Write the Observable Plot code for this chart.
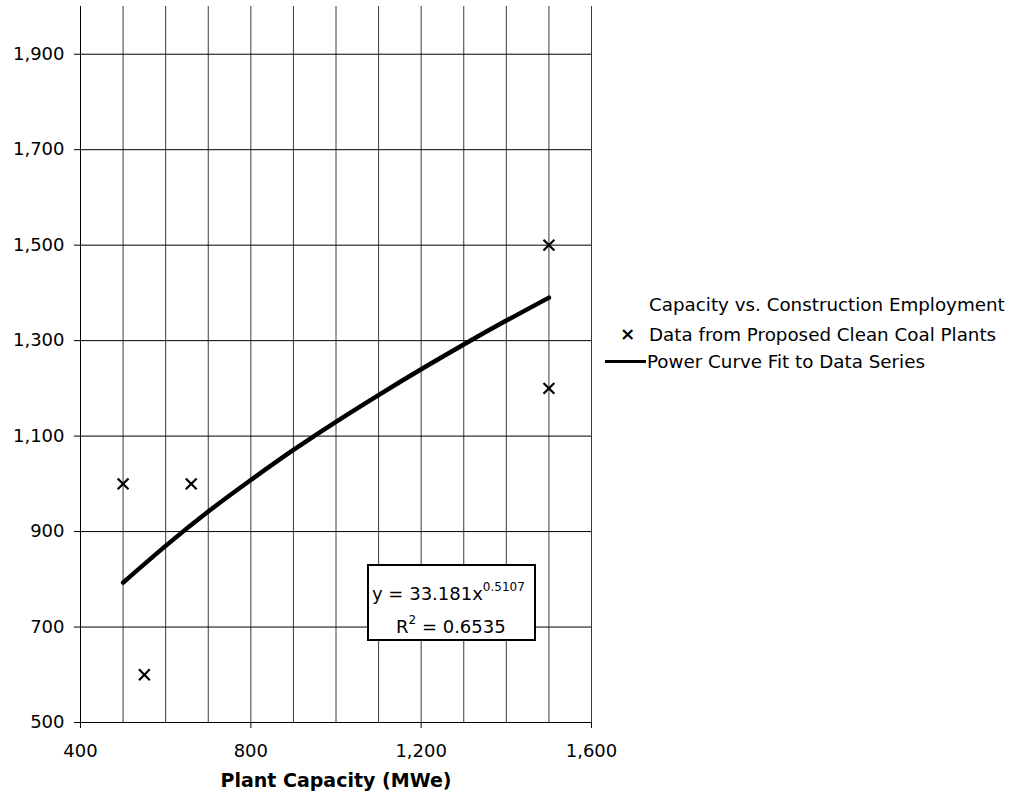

▬▬▬▬▬▬

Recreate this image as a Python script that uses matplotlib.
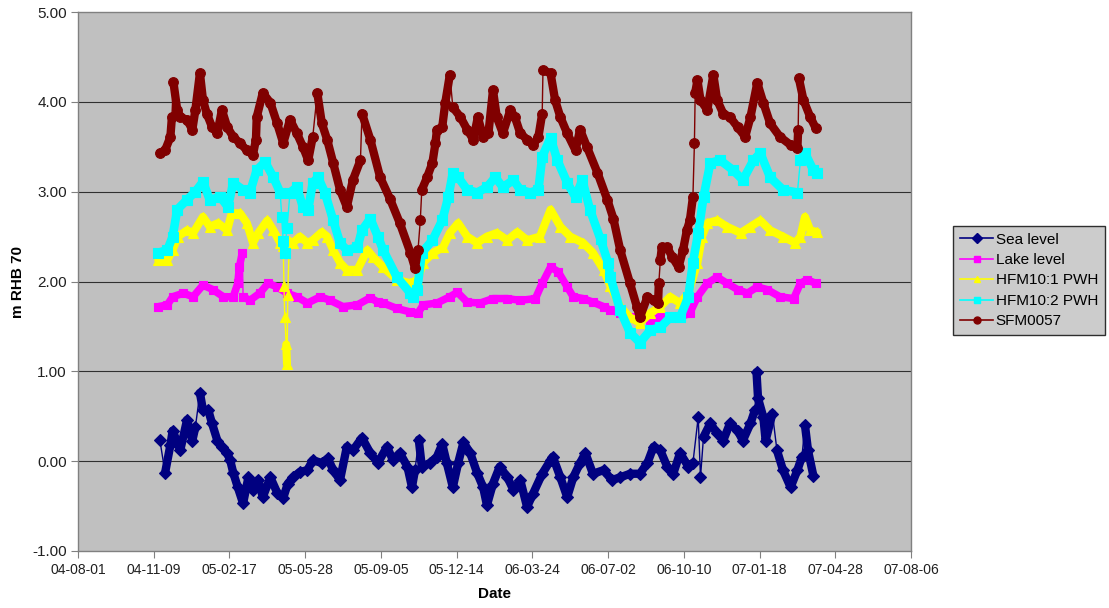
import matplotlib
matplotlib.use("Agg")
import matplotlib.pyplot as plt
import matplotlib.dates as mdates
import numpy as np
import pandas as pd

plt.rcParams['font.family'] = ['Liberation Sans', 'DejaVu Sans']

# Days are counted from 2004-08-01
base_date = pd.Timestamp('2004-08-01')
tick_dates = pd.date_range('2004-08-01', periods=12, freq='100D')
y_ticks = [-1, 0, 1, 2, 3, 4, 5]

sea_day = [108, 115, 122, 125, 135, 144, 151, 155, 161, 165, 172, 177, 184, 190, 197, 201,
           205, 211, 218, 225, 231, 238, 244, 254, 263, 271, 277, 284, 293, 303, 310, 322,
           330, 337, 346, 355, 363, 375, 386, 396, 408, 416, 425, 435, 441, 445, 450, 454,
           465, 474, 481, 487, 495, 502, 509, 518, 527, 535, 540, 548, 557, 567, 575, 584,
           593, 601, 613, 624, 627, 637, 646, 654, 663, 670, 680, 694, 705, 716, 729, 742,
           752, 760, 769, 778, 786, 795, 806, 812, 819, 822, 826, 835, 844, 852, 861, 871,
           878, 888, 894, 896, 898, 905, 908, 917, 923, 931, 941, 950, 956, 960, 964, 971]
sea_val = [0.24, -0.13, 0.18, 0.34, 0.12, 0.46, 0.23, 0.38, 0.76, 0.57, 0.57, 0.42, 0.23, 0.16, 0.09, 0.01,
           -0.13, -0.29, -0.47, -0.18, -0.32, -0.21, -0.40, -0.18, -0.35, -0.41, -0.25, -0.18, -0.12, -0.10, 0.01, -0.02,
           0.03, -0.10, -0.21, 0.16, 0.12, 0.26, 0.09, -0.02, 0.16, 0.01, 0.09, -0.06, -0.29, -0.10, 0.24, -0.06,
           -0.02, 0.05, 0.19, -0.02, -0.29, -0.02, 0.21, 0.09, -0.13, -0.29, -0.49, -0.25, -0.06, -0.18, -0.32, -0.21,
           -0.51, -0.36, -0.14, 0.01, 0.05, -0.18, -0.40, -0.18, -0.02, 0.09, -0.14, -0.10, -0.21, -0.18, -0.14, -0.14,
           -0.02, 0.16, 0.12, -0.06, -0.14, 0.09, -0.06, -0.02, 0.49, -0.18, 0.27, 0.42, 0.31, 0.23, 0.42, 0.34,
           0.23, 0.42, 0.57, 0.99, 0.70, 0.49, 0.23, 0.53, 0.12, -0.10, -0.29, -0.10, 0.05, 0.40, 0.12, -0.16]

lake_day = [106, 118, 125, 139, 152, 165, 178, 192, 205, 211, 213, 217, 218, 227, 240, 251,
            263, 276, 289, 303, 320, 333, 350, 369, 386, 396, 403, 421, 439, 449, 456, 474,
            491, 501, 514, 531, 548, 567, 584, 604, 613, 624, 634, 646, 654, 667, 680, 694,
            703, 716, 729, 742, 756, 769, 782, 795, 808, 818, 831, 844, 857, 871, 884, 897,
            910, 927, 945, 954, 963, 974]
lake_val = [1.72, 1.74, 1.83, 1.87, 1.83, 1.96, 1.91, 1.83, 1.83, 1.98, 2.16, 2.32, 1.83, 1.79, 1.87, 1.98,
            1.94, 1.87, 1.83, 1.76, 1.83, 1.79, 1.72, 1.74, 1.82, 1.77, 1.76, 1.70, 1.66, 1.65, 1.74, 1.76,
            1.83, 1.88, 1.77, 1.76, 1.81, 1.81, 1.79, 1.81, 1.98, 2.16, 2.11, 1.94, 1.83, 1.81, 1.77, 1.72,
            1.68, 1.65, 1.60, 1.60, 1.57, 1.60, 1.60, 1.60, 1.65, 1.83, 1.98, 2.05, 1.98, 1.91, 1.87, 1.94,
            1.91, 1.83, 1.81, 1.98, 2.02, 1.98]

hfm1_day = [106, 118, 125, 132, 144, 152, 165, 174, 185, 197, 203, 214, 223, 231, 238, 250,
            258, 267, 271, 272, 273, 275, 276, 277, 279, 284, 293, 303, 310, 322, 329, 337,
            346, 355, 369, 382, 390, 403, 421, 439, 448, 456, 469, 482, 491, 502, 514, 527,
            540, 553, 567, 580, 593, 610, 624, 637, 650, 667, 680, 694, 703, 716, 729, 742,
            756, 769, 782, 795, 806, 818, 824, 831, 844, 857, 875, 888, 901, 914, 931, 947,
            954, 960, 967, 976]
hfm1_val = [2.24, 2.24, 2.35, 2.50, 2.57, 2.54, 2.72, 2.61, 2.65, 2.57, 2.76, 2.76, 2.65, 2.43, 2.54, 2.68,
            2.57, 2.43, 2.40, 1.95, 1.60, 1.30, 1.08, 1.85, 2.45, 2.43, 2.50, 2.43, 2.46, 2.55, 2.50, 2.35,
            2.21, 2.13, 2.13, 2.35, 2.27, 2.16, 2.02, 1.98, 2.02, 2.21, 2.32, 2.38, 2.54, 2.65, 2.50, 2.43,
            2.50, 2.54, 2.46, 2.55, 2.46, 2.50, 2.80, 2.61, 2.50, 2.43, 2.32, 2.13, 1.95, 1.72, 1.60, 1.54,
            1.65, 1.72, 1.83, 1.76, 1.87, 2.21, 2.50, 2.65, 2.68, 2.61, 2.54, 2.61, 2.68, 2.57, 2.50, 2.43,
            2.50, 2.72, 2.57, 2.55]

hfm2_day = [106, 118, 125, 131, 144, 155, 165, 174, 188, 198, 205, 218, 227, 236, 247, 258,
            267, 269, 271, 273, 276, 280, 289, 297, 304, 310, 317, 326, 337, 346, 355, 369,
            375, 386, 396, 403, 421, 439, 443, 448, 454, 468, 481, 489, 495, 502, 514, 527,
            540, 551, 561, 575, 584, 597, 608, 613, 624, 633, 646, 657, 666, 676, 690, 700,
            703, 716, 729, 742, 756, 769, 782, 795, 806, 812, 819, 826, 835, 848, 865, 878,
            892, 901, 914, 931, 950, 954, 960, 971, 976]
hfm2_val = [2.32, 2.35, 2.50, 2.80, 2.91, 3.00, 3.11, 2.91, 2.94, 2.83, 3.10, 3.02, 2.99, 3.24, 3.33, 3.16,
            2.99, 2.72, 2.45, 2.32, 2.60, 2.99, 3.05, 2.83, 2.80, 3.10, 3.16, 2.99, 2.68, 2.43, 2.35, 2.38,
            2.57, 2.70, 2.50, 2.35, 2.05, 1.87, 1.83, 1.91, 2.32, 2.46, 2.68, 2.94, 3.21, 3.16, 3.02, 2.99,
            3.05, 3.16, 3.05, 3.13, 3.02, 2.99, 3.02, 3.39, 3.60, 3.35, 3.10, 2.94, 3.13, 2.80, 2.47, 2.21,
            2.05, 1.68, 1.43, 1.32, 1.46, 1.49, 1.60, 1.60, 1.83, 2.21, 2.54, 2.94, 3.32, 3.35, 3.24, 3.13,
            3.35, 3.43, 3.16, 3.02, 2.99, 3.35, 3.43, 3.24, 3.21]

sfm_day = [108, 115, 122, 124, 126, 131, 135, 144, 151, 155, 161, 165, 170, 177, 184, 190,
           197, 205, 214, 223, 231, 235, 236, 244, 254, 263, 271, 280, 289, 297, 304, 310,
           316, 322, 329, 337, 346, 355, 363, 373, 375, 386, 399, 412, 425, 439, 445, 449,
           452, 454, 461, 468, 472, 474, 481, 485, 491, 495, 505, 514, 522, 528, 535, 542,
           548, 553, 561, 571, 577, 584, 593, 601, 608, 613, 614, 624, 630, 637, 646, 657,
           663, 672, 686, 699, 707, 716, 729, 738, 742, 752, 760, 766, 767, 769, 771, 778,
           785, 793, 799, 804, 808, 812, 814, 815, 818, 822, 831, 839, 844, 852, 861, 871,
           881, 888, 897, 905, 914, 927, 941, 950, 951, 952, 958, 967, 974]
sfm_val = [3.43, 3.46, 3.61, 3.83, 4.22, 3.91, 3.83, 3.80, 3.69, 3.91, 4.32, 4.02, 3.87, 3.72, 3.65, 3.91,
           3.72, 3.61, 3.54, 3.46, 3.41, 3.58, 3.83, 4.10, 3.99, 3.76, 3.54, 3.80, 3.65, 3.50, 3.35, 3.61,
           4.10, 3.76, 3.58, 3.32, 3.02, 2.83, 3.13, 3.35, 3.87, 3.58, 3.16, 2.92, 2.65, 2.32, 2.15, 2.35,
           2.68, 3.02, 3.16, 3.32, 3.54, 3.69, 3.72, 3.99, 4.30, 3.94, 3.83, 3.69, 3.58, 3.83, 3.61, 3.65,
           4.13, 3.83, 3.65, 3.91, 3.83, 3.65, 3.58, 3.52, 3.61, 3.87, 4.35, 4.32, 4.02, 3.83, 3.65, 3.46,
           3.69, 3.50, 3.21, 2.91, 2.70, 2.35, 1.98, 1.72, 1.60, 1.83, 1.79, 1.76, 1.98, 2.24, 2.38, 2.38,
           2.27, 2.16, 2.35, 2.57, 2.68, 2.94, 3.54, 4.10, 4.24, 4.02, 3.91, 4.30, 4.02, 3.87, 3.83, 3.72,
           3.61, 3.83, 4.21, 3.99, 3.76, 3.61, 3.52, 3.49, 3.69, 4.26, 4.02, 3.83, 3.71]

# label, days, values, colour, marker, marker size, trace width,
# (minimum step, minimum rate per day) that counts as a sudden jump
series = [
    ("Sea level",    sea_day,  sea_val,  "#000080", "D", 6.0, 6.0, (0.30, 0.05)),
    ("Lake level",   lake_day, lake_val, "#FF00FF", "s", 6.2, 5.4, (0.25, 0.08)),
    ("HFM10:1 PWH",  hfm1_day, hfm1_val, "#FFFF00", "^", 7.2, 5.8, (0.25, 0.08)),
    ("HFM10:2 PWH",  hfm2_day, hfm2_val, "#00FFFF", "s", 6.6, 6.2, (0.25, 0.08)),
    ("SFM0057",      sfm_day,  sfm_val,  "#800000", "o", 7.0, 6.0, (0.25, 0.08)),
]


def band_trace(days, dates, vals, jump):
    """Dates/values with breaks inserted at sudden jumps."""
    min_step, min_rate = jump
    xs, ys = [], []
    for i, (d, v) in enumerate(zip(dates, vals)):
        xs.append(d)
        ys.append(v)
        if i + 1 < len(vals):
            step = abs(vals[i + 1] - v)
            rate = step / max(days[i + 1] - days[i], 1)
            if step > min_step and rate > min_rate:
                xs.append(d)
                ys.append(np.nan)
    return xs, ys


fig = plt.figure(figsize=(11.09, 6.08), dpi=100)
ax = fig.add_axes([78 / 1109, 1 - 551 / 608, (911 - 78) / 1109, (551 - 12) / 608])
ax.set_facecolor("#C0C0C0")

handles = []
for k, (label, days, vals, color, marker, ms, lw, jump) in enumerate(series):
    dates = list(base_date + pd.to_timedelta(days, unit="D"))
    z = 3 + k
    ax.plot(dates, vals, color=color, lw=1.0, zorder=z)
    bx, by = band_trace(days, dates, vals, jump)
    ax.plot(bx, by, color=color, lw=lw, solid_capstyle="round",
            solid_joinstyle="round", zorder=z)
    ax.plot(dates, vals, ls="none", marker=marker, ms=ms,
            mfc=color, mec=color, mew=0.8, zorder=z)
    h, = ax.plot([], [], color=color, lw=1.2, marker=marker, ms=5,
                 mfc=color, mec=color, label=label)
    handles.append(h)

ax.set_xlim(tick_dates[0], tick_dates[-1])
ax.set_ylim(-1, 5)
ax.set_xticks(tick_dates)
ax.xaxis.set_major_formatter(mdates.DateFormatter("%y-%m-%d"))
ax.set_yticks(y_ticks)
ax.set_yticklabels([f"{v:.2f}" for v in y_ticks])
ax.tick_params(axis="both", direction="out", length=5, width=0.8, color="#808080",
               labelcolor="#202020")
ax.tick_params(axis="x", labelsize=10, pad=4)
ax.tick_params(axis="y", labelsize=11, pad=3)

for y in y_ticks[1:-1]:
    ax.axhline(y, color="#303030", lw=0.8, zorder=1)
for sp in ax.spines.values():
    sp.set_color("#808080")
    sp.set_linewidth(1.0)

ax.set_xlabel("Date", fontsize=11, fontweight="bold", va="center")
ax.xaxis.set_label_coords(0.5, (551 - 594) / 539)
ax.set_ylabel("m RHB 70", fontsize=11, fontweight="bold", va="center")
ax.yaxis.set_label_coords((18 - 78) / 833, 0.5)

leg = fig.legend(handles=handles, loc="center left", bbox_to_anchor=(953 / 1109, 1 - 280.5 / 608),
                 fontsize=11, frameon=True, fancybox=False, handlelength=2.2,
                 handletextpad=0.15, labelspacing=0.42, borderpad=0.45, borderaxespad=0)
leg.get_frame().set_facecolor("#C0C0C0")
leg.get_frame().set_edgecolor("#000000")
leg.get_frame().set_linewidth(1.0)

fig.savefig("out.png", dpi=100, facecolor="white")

▬▬▬▬▬▬

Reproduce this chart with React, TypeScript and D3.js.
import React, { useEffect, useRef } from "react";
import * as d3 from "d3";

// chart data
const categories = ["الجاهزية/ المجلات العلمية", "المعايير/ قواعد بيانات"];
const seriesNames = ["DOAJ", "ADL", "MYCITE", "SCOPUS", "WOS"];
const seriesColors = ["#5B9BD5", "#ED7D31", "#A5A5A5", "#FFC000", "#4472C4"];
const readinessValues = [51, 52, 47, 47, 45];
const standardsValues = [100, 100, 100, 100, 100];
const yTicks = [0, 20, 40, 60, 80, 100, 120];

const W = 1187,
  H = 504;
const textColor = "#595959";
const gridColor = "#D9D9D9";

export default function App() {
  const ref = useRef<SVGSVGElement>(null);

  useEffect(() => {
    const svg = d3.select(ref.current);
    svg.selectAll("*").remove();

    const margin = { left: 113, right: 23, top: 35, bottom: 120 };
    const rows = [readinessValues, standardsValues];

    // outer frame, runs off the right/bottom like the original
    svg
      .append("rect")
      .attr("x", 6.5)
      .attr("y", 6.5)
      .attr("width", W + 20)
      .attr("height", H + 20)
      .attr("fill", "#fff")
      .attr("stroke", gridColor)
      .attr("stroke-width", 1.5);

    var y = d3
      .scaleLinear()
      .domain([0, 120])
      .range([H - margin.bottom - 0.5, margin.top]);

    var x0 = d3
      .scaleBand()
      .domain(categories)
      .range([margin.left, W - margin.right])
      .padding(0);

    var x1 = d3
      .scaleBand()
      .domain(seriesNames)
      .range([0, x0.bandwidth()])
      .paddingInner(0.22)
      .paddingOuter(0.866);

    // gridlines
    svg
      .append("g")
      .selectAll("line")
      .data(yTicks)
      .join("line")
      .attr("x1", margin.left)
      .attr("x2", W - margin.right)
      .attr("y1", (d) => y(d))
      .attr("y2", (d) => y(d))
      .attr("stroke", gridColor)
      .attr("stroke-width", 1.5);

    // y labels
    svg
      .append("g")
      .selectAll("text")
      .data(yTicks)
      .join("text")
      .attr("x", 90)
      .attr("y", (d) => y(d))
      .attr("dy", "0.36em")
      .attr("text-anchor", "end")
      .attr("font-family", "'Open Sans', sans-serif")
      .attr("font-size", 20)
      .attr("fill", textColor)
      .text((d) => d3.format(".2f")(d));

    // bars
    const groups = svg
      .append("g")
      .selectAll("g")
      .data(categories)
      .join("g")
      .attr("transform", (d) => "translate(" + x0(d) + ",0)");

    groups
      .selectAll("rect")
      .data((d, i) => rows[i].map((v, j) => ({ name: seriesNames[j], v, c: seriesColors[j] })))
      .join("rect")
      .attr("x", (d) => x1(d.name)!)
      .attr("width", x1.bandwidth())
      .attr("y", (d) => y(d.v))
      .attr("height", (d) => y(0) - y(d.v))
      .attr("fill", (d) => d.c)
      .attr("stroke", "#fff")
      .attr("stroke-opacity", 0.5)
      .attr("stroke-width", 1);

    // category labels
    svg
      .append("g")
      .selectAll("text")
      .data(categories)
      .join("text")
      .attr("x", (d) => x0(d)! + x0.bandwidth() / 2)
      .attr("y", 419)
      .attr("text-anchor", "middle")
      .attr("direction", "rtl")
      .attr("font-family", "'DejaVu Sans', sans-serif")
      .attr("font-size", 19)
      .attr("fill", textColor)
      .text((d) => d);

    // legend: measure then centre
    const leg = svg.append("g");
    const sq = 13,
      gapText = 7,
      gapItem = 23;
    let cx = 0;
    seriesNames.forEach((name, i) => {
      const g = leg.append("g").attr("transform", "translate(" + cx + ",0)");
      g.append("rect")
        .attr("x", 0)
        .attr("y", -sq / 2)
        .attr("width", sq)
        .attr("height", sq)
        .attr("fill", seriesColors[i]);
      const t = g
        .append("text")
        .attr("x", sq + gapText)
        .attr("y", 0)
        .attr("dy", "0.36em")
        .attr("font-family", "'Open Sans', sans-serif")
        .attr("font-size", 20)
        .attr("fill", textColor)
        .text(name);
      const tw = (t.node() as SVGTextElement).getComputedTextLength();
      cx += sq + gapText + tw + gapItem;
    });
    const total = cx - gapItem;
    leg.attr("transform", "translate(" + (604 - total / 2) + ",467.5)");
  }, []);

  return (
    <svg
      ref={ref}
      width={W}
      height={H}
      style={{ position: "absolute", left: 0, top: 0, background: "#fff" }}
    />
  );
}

▬▬▬▬▬▬

• _WRITTEN EXERCISE_
Leave the pictures out, then copy word for word only the lines from the one containing "Recreate this image" through the one containing "y_ticks = [-1, 0, 1, 2, 3, 4, 5]", both included.

• _PROBLEM SOLUTION_
Recreate this image as a Python script that uses matplotlib.
import matplotlib
matplotlib.use("Agg")
import matplotlib.pyplot as plt
import matplotlib.dates as mdates
import numpy as np
import pandas as pd

plt.rcParams['font.family'] = ['Liberation Sans', 'DejaVu Sans']

# Days are counted from 2004-08-01
base_date = pd.Timestamp('2004-08-01')
tick_dates = pd.date_range('2004-08-01', periods=12, freq='100D')
y_ticks = [-1, 0, 1, 2, 3, 4, 5]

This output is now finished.